Social media, a powerful tool, hungry for resources
There was a common theme in yesterday's Digital Media Academy: although social media channels are relatively easy and inexpensive to set up, in the medium and long term they require significant resources, and in particularly skilled individuals who communicate regularly and in message. For Benjamin Krause, J/P Haitian Relief Organization (@JPHRO), if you do not post regularly, others will do it for you on your social media channels, and perhaps distort your message. Targeting your audience is key to success. Beware of "free," it is often slow or too limited. The J/P Haitian Relief Organization uses social media for communicating and fundraising.

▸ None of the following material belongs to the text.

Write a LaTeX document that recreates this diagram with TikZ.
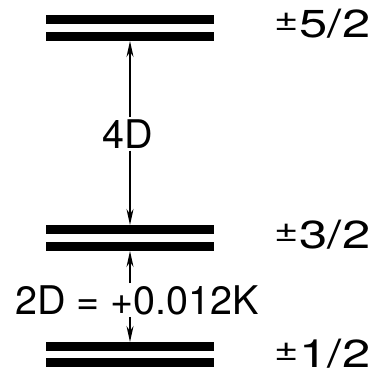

For Maya Brahman, Senior Communications Officer at the World Bank (@WorldBank), social media is education. In 2010 she launched the first major course on the Open Learning Campus, on the topic of climate change. She fully understands that the Internet is bringing a tsunami that will substantially change the world of education.
Kirstin Miller, Executive Director EcoCity Builders, showed us their amazing GIS platform. Over a basemap of key cities, they built several layers of information, such as demographics, water supplies, etc. One of the layers is social, open to input form users. The presentation of data is clever, intuitive and very user-friendly. It's an amazing tool for researchers, journalists, etc.
It was a great panel over all: social media as a funding and communication resource; as a powerful education platform, and as a tool for researchers and practitioners. But a key warning: remember to allocate sufficient resources and to be committed to the project.